As creatures of the Logos, we can go no further... whichever mode we might approach it from, Philosophically, Poetically or Religiously, you can go no further than that modes triune axiom, they as a whole are the basis for all. Just as you can't contemplate Existence without also implicitly including Identity and your consciousness... you cannot contemplate the Good without also implicitly including the Beautiful and the True, and Religiously, The Father implies the Son and the Holy Ghost.

Each is an indivisible Whole... and what I get out of, or into, Dante, is that when we train your thoughts to be aware that the wider trinity is also always present, that Philosophy must also include Poetry and Religion, each one is present in each of the others and together they make up a much greater One.

What I wonder is, given that, that you can't contemplate upon one part of one mode, without its remaining two - there is no further divisibility for our thoughts than those three together... is it possible to inwardly outwardly seek beyond their barrier by encompassing the larger three, the Nine (which Dante would love, btw), if in contemplation of Truth, if we contemplate upon the 333 (sorry Rick) together, might those possibly resonate in such a way as to reach beyond the Three wall... or enable us to establish a sympathetic vibration 'through' it...?
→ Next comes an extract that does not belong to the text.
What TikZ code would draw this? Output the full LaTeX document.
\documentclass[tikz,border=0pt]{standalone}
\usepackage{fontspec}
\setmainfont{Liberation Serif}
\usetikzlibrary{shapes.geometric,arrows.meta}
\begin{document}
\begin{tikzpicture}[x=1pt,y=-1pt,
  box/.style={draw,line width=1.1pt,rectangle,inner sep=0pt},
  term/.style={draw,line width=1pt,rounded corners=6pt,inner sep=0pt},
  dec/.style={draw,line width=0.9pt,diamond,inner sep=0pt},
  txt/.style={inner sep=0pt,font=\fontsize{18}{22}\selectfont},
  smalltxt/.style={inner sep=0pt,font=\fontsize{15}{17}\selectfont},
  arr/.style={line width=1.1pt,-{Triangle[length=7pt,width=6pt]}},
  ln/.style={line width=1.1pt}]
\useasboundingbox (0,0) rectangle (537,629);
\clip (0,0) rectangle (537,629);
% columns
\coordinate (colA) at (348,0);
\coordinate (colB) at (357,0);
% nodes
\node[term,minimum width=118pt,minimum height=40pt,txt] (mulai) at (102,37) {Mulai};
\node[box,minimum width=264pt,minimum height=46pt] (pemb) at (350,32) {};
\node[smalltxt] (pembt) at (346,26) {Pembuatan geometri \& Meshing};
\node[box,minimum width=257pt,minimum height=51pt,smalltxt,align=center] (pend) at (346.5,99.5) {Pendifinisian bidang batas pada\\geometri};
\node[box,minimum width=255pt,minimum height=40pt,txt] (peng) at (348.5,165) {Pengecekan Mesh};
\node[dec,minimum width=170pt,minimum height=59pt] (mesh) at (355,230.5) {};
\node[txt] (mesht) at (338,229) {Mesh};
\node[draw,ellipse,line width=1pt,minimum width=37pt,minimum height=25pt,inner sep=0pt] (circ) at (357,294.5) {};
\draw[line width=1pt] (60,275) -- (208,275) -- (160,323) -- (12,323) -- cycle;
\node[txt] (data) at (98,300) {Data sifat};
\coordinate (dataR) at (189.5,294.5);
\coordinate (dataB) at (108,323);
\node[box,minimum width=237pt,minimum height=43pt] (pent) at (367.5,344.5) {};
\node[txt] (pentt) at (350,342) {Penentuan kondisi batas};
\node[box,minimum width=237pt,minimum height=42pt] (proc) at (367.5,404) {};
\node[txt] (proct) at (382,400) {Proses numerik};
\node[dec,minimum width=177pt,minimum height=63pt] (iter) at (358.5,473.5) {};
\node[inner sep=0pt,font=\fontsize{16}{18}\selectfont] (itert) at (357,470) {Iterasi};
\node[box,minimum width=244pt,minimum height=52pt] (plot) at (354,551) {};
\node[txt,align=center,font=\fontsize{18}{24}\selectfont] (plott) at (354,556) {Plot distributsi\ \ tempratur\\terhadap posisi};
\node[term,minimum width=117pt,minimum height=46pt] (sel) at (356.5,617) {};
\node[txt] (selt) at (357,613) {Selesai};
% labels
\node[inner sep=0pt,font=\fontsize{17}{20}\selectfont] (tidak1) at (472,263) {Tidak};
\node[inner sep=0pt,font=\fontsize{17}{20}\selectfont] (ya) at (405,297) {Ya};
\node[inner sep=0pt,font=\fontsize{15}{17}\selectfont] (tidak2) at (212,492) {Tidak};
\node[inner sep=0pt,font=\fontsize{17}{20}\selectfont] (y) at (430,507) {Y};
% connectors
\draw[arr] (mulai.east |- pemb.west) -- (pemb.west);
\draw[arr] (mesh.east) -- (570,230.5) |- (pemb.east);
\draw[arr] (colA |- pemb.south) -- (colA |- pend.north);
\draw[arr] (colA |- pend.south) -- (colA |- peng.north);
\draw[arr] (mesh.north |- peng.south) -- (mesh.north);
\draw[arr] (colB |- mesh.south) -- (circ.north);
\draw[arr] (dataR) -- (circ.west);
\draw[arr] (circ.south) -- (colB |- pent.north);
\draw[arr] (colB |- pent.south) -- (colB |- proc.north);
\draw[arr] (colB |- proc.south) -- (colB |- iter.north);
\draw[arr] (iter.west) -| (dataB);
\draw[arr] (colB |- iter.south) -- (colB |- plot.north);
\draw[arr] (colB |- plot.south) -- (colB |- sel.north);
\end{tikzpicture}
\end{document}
Isn't that what Dante achieved with his Divine Comedy?

Sigh. Now back to c++.

Magnus Itland said...

Seeing how eternity is presumably eternal, it should not surprise us if all those who have spent time in timelessness, still exist there. In some cases we happen to have the works of such "made eternals", and can verify them by the way their fire lights our own.

But I believe (and believing is seeing) there is a cloud of witnesses, as it were, whose adventures in there thereabove while herebelow were never recorded in word or paint or tune. And yet here they are, like a choir heard beyond walls, and the occasional voice in the desert, telling us there is still hope. No name, no title, no memory of the past, but a serene presence, like that of cloaked pilgrims bearing candles, in a holy night.
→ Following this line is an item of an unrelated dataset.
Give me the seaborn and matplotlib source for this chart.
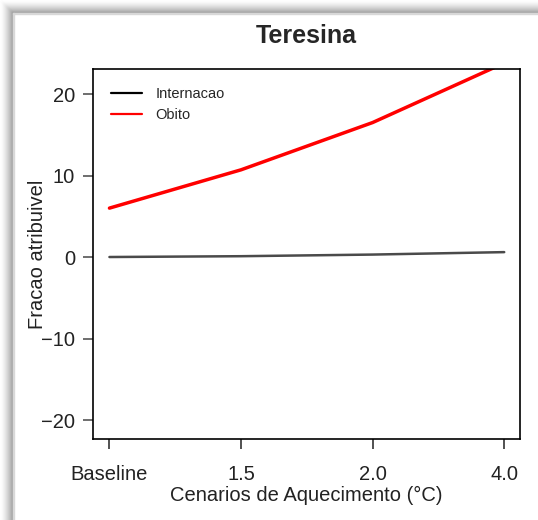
import pandas as pd
import matplotlib.pyplot as plt
import seaborn as sns
from matplotlib.patches import Rectangle

# Data
scenarios = ["Baseline", "1.5", "2.0", "4.0"]
internacao = [0.0, 0.1, 0.3, 0.6]
obito = [6.0, 10.7, 16.5, 23.8]

df = pd.DataFrame({
    "pos": list(range(1, 5)) * 2,
    "valor": internacao + obito,
    "desfecho": ["Internacao"] * 4 + ["Obito"] * 4,
})

sns.set_style("ticks")
plt.rcParams["font.family"] = ["Liberation Sans", "DejaVu Sans"]

fig = plt.figure(figsize=(5.38, 5.2), dpi=100)
fig.patch.set_facecolor("white")

# window-like shadow on the top and left edges
W, H = 538, 520
for i in range(13):
    g = 1.0 - 0.35 * (i / 12) ** 1.5
    c = (g, g, g)
    fig.patches.append(Rectangle((i / W, 0), 1 / W, 1 - i / H,
                                 transform=fig.transFigure, color=c, zorder=-5))
    fig.patches.append(Rectangle((i / W, 1 - (i + 1) / H), 1 - i / W, 1 / H,
                                 transform=fig.transFigure, color=c, zorder=-5))
fig.patches.append(Rectangle((13 / W, 0), 1 / W, 1 - 13 / H,
                             transform=fig.transFigure, color="#d8d8d8", zorder=-5))
fig.patches.append(Rectangle((13 / W, 1 - 14 / H), 1 - 13 / W, 1 / H,
                             transform=fig.transFigure, color="#d8d8d8", zorder=-5))

ax = fig.add_axes([93 / W, 1 - 439 / H, (520 - 93) / W, (439 - 69) / H])

sns.lineplot(data=df, x="pos", y="valor", hue="desfecho",
             palette={"Internacao": "#4a4a4a", "Obito": "#ff0000"},
             ax=ax, legend=False)
for line, lw in zip(ax.lines, [1.8, 2.5]):
    line.set_linewidth(lw)

ax.set_xlim(0.875, 4.12)
ax.set_ylim(-22.33, 23.07)
ax.set_xticks(range(1, 5))
ax.set_xticklabels(scenarios)
ax.set_yticks([-20, -10, 0, 10, 20])
ax.set_yticklabels(["\u221220", "\u221210", "0", "10", "20"])

for s in ax.spines.values():
    s.set_visible(True)
    s.set_linewidth(1.2)
    s.set_color("black")

ax.tick_params(axis="x", length=7, width=1.2, color="#333333", pad=12,
               labelsize=14.5, labelcolor="#222222")
ax.tick_params(axis="y", length=7, width=1.2, color="#555555", pad=6,
               labelsize=14.5, labelcolor="#222222")

ax.set_xlabel("Cenarios de Aquecimento (\u00b0C)", fontsize=14.5, color="#222222")
ax.set_ylabel("Fracao atribuivel", fontsize=14.5, color="#222222")
ax.xaxis.set_label_coords(0.5, -0.128)
ax.yaxis.set_label_coords(-0.108, 0.5)
ax.set_title("Teresina", fontsize=18, fontweight="bold", pad=19)

ax.plot([], [], color="black", lw=1.6, label="Internacao")
ax.plot([], [], color="#ff0000", lw=1.6, label="Obito")
ax.legend(loc="upper left", frameon=False, fontsize=10.5, handlelength=2.1,
          handletextpad=0.95, labelspacing=0.46, borderpad=0.4,
          borderaxespad=0.84, bbox_to_anchor=(0.0, 1.0))

fig.savefig("out.png", dpi=100)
Oh, to be one of that crowd for those who are still to come. Forgotten by the world, vivid in the memory of angels.

But yeah, I guess it is still above my praygrade.

Back to bed goes the porcupine.

mushroom said...

I was meditating on Isaiah 55 before getting over here today. His thoughts are not our thoughts and they are of a higher order than ours. This fits right in.

will said...

Magnus -

>> . . a cloud of witnesses . <<

You want to join the cloud, eh? Then I'd say you're more than halfway there, and maybe more than that.

Maybe many, perhaps most of the saints don't receive worldly recognition, but they're recognized where it counts.

julie said...

Magnus, I'll second that wish, along with Will's guess about how far you are along. Lord knows you've already helped my understanding in just such a way.

julie said...

Mushroom, that really deserved a link.